ArbCom's proceedings over Muhammad are astonishingly lengthy and arcane, full of Wiki jargon and references to past fights. (One section header: "Ongoing RfC on adopting as guideline part of the WMF resolution dealing with controversial material, namely the principle of least astonishment.") For all the bluster and gravitas, however, the decision wasn't particularly far-reaching: one editor was banned for a year, others were reminded to play nice next time they got into a disagreement, and the community was asked to come to please, please find a reasonable consensus. (ArbCom is meant to resolve conduct disputes, not to decide on the content of Wikipedia pages, so it's not surprising that it avoided prescribing a solution.)

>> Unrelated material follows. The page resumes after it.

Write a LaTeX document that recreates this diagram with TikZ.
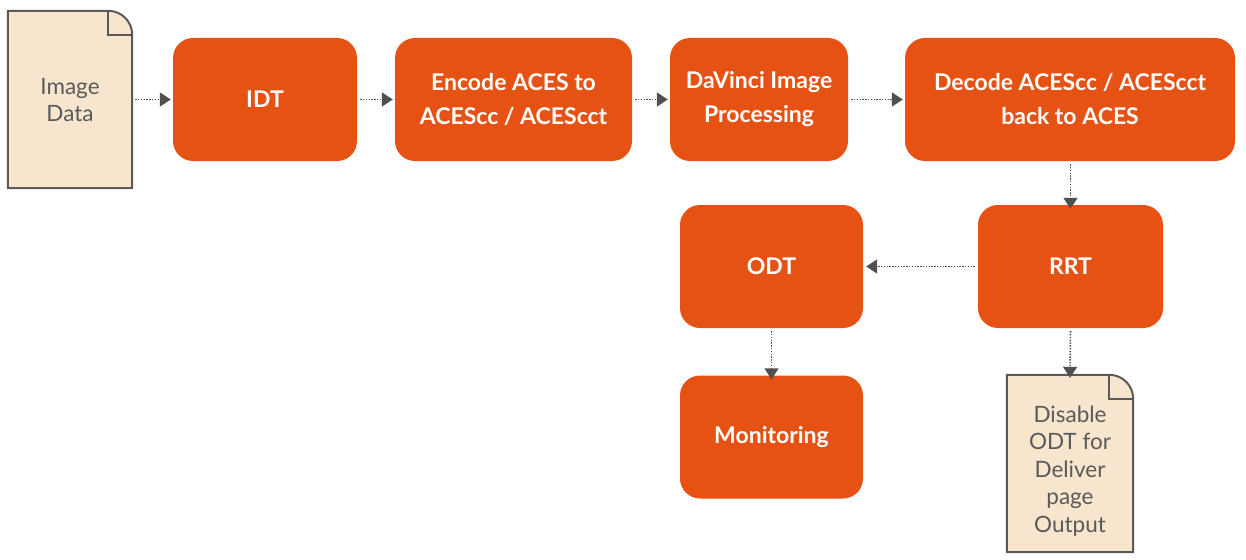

The community is asked to hold a discussion that will establish a definitive consensus on what images will be included in the article Muhammad, and on where the images will be placed within the article. As with all decisions about content, the policies on verifiability and the neutral point of view must be the most important considerations. The editors who choose to participate in this discussion are asked to form an opinion with an open mind, and to explain their decision clearly. Any editor who disrupts this discussion may be banned from the affected pages by any uninvolved administrator, under the discretionary sanctions authorised in this decision. The decision reached in this discussion will be appended to this case within two months from the close of the case.
Four years removed from that plea for peace, the infighting continues. Three days after the Charlie Hebdo shooting, an editor named Andrew J.Kurbiko removed the calligraphic image, replacing it with a 15th-century portrait. "Its logical step to show His face after lastest (sic) Paris events," he argued. "Is consistent with the policies of Wikipedia. everyone has a face."
Kurbiko's image was up for just over an hour before another editor removed it.